§ WHAT THIS TASK INVOLVES
Everything in the data should be repeated exactly, save for the images.

↓↓↓

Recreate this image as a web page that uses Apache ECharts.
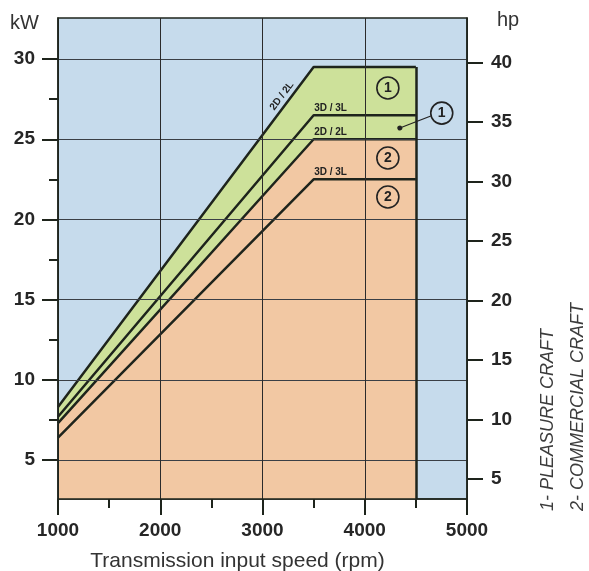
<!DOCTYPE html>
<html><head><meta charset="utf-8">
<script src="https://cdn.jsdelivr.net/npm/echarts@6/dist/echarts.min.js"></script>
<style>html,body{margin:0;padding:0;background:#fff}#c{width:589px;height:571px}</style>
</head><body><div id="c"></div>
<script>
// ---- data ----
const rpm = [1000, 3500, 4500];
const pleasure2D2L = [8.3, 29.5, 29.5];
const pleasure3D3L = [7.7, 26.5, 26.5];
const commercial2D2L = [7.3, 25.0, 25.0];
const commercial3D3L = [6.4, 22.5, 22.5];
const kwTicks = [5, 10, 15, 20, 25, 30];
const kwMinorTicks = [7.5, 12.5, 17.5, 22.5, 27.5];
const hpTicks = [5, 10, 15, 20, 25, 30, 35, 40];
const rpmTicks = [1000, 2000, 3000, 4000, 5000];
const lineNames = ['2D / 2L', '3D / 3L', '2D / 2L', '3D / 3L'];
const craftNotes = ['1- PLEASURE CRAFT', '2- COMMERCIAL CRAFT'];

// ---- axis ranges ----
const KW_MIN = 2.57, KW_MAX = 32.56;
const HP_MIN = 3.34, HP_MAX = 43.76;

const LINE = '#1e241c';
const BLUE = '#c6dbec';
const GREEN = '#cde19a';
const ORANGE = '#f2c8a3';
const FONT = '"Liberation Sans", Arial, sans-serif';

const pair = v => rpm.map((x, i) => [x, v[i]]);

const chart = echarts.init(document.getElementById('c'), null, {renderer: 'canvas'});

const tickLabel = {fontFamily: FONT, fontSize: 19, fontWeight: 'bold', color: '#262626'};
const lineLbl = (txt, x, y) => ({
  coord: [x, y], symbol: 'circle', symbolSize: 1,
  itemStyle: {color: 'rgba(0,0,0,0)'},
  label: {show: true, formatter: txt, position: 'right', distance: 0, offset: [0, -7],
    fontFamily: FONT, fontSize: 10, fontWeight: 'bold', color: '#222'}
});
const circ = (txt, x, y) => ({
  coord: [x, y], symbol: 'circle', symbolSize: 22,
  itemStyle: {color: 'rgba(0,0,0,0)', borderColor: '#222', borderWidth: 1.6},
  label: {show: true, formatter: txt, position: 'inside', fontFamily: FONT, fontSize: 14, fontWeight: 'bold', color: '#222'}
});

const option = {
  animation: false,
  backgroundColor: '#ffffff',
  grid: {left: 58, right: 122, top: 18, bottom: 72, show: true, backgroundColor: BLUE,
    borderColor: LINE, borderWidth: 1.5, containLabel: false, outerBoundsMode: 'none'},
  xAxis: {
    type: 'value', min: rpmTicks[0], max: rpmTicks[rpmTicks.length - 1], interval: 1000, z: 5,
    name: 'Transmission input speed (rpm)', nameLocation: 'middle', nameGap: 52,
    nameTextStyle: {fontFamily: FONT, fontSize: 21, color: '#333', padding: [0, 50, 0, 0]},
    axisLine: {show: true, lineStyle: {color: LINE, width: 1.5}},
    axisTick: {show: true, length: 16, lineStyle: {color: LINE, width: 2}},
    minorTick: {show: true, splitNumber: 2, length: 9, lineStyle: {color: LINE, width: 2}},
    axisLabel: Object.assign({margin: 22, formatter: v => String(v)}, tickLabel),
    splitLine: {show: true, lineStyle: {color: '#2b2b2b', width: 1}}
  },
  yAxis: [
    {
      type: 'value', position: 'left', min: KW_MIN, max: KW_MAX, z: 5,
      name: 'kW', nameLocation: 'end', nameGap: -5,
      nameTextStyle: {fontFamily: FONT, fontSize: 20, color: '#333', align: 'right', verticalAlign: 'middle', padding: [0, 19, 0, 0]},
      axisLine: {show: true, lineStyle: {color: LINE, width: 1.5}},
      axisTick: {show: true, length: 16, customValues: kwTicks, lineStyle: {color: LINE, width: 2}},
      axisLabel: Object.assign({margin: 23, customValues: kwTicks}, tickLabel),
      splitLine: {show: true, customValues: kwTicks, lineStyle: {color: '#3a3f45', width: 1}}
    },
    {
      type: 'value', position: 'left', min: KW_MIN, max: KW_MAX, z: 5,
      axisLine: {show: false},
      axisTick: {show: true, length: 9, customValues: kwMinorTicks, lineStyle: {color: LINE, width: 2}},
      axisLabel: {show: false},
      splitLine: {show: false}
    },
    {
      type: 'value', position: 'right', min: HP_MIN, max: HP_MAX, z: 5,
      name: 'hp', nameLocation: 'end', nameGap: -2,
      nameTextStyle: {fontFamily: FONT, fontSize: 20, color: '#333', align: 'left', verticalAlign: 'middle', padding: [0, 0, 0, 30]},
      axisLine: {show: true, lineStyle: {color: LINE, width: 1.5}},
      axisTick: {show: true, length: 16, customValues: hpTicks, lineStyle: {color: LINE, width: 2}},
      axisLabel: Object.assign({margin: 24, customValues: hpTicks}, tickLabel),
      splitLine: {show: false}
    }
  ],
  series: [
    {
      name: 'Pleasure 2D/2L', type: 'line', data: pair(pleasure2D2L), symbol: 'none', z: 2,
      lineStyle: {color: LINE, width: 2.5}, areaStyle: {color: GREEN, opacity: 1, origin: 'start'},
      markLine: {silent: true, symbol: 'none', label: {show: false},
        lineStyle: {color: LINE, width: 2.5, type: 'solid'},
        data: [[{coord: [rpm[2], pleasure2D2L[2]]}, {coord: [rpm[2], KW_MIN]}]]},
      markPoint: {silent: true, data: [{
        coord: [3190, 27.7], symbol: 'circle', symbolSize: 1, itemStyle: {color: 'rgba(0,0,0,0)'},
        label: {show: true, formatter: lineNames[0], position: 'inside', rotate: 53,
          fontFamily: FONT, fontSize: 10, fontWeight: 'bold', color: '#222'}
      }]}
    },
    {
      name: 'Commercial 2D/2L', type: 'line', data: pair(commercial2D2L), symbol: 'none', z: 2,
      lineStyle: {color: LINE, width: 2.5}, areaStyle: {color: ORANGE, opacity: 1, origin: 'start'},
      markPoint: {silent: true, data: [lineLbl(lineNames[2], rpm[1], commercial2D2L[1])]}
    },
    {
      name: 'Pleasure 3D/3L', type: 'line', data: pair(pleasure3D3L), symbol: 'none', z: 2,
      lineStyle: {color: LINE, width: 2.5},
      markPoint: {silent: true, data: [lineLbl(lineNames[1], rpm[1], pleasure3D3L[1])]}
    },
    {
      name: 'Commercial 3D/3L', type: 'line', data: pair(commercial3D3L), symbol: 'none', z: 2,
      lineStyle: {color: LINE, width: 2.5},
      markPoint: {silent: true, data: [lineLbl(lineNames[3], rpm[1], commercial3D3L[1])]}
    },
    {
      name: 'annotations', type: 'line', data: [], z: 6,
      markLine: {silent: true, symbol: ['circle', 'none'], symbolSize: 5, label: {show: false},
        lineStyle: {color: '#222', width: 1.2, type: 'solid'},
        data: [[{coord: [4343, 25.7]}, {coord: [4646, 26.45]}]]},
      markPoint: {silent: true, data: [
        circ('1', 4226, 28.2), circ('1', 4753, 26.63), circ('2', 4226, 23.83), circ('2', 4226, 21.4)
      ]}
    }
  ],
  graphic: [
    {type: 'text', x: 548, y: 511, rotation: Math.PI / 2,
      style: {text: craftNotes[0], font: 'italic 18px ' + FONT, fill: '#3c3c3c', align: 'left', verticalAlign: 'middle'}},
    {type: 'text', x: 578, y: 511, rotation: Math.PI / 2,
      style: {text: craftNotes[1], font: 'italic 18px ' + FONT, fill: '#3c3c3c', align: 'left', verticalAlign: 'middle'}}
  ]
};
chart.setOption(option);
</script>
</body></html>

↑↑↑

§ ANSWER TO THIS PROBLEM
Recreate this image as a web page that uses Apache ECharts.
<!DOCTYPE html>
<html><head><meta charset="utf-8">
<script src="https://cdn.jsdelivr.net/npm/echarts@6/dist/echarts.min.js"></script>
<style>html,body{margin:0;padding:0;background:#fff}#c{width:589px;height:571px}</style>
</head><body><div id="c"></div>
<script>
// ---- data ----
const rpm = [1000, 3500, 4500];
const pleasure2D2L = [8.3, 29.5, 29.5];
const pleasure3D3L = [7.7, 26.5, 26.5];
const commercial2D2L = [7.3, 25.0, 25.0];
const commercial3D3L = [6.4, 22.5, 22.5];
const kwTicks = [5, 10, 15, 20, 25, 30];
const kwMinorTicks = [7.5, 12.5, 17.5, 22.5, 27.5];
const hpTicks = [5, 10, 15, 20, 25, 30, 35, 40];
const rpmTicks = [1000, 2000, 3000, 4000, 5000];
const lineNames = ['2D / 2L', '3D / 3L', '2D / 2L', '3D / 3L'];
const craftNotes = ['1- PLEASURE CRAFT', '2- COMMERCIAL CRAFT'];

// ---- axis ranges ----
const KW_MIN = 2.57, KW_MAX = 32.56;
const HP_MIN = 3.34, HP_MAX = 43.76;

const LINE = '#1e241c';
const BLUE = '#c6dbec';
const GREEN = '#cde19a';
const ORANGE = '#f2c8a3';
const FONT = '"Liberation Sans", Arial, sans-serif';

const pair = v => rpm.map((x, i) => [x, v[i]]);

const chart = echarts.init(document.getElementById('c'), null, {renderer: 'canvas'});

const tickLabel = {fontFamily: FONT, fontSize: 19, fontWeight: 'bold', color: '#262626'};
const lineLbl = (txt, x, y) => ({
  coord: [x, y], symbol: 'circle', symbolSize: 1,
  itemStyle: {color: 'rgba(0,0,0,0)'},
  label: {show: true, formatter: txt, position: 'right', distance: 0, offset: [0, -7],
    fontFamily: FONT, fontSize: 10, fontWeight: 'bold', color: '#222'}
});
const circ = (txt, x, y) => ({
  coord: [x, y], symbol: 'circle', symbolSize: 22,
  itemStyle: {color: 'rgba(0,0,0,0)', borderColor: '#222', borderWidth: 1.6},
  label: {show: true, formatter: txt, position: 'inside', fontFamily: FONT, fontSize: 14, fontWeight: 'bold', color: '#222'}
});

const option = {
  animation: false,
  backgroundColor: '#ffffff',
  grid: {left: 58, right: 122, top: 18, bottom: 72, show: true, backgroundColor: BLUE,
    borderColor: LINE, borderWidth: 1.5, containLabel: false, outerBoundsMode: 'none'},
  xAxis: {
    type: 'value', min: rpmTicks[0], max: rpmTicks[rpmTicks.length - 1], interval: 1000, z: 5,
    name: 'Transmission input speed (rpm)', nameLocation: 'middle', nameGap: 52,
    nameTextStyle: {fontFamily: FONT, fontSize: 21, color: '#333', padding: [0, 50, 0, 0]},
    axisLine: {show: true, lineStyle: {color: LINE, width: 1.5}},
    axisTick: {show: true, length: 16, lineStyle: {color: LINE, width: 2}},
    minorTick: {show: true, splitNumber: 2, length: 9, lineStyle: {color: LINE, width: 2}},
    axisLabel: Object.assign({margin: 22, formatter: v => String(v)}, tickLabel),
    splitLine: {show: true, lineStyle: {color: '#2b2b2b', width: 1}}
  },
  yAxis: [
    {
      type: 'value', position: 'left', min: KW_MIN, max: KW_MAX, z: 5,
      name: 'kW', nameLocation: 'end', nameGap: -5,
      nameTextStyle: {fontFamily: FONT, fontSize: 20, color: '#333', align: 'right', verticalAlign: 'middle', padding: [0, 19, 0, 0]},
      axisLine: {show: true, lineStyle: {color: LINE, width: 1.5}},
      axisTick: {show: true, length: 16, customValues: kwTicks, lineStyle: {color: LINE, width: 2}},
      axisLabel: Object.assign({margin: 23, customValues: kwTicks}, tickLabel),
      splitLine: {show: true, customValues: kwTicks, lineStyle: {color: '#3a3f45', width: 1}}
    },
    {
      type: 'value', position: 'left', min: KW_MIN, max: KW_MAX, z: 5,
      axisLine: {show: false},
      axisTick: {show: true, length: 9, customValues: kwMinorTicks, lineStyle: {color: LINE, width: 2}},
      axisLabel: {show: false},
      splitLine: {show: false}
    },
    {
      type: 'value', position: 'right', min: HP_MIN, max: HP_MAX, z: 5,
      name: 'hp', nameLocation: 'end', nameGap: -2,
      nameTextStyle: {fontFamily: FONT, fontSize: 20, color: '#333', align: 'left', verticalAlign: 'middle', padding: [0, 0, 0, 30]},
      axisLine: {show: true, lineStyle: {color: LINE, width: 1.5}},
      axisTick: {show: true, length: 16, customValues: hpTicks, lineStyle: {color: LINE, width: 2}},
      axisLabel: Object.assign({margin: 24, customValues: hpTicks}, tickLabel),
      splitLine: {show: false}
    }
  ],
  series: [
    {
      name: 'Pleasure 2D/2L', type: 'line', data: pair(pleasure2D2L), symbol: 'none', z: 2,
      lineStyle: {color: LINE, width: 2.5}, areaStyle: {color: GREEN, opacity: 1, origin: 'start'},
      markLine: {silent: true, symbol: 'none', label: {show: false},
        lineStyle: {color: LINE, width: 2.5, type: 'solid'},
        data: [[{coord: [rpm[2], pleasure2D2L[2]]}, {coord: [rpm[2], KW_MIN]}]]},
      markPoint: {silent: true, data: [{
        coord: [3190, 27.7], symbol: 'circle', symbolSize: 1, itemStyle: {color: 'rgba(0,0,0,0)'},
        label: {show: true, formatter: lineNames[0], position: 'inside', rotate: 53,
          fontFamily: FONT, fontSize: 10, fontWeight: 'bold', color: '#222'}
      }]}
    },
    {
      name: 'Commercial 2D/2L', type: 'line', data: pair(commercial2D2L), symbol: 'none', z: 2,
      lineStyle: {color: LINE, width: 2.5}, areaStyle: {color: ORANGE, opacity: 1, origin: 'start'},
      markPoint: {silent: true, data: [lineLbl(lineNames[2], rpm[1], commercial2D2L[1])]}
    },
    {
      name: 'Pleasure 3D/3L', type: 'line', data: pair(pleasure3D3L), symbol: 'none', z: 2,
      lineStyle: {color: LINE, width: 2.5},
      markPoint: {silent: true, data: [lineLbl(lineNames[1], rpm[1], pleasure3D3L[1])]}
    },
    {
      name: 'Commercial 3D/3L', type: 'line', data: pair(commercial3D3L), symbol: 'none', z: 2,
      lineStyle: {color: LINE, width: 2.5},
      markPoint: {silent: true, data: [lineLbl(lineNames[3], rpm[1], commercial3D3L[1])]}
    },
    {
      name: 'annotations', type: 'line', data: [], z: 6,
      markLine: {silent: true, symbol: ['circle', 'none'], symbolSize: 5, label: {show: false},
        lineStyle: {color: '#222', width: 1.2, type: 'solid'},
        data: [[{coord: [4343, 25.7]}, {coord: [4646, 26.45]}]]},
      markPoint: {silent: true, data: [
        circ('1', 4226, 28.2), circ('1', 4753, 26.63), circ('2', 4226, 23.83), circ('2', 4226, 21.4)
      ]}
    }
  ],
  graphic: [
    {type: 'text', x: 548, y: 511, rotation: Math.PI / 2,
      style: {text: craftNotes[0], font: 'italic 18px ' + FONT, fill: '#3c3c3c', align: 'left', verticalAlign: 'middle'}},
    {type: 'text', x: 578, y: 511, rotation: Math.PI / 2,
      style: {text: craftNotes[1], font: 'italic 18px ' + FONT, fill: '#3c3c3c', align: 'left', verticalAlign: 'middle'}}
  ]
};
chart.setOption(option);
</script>
</body></html>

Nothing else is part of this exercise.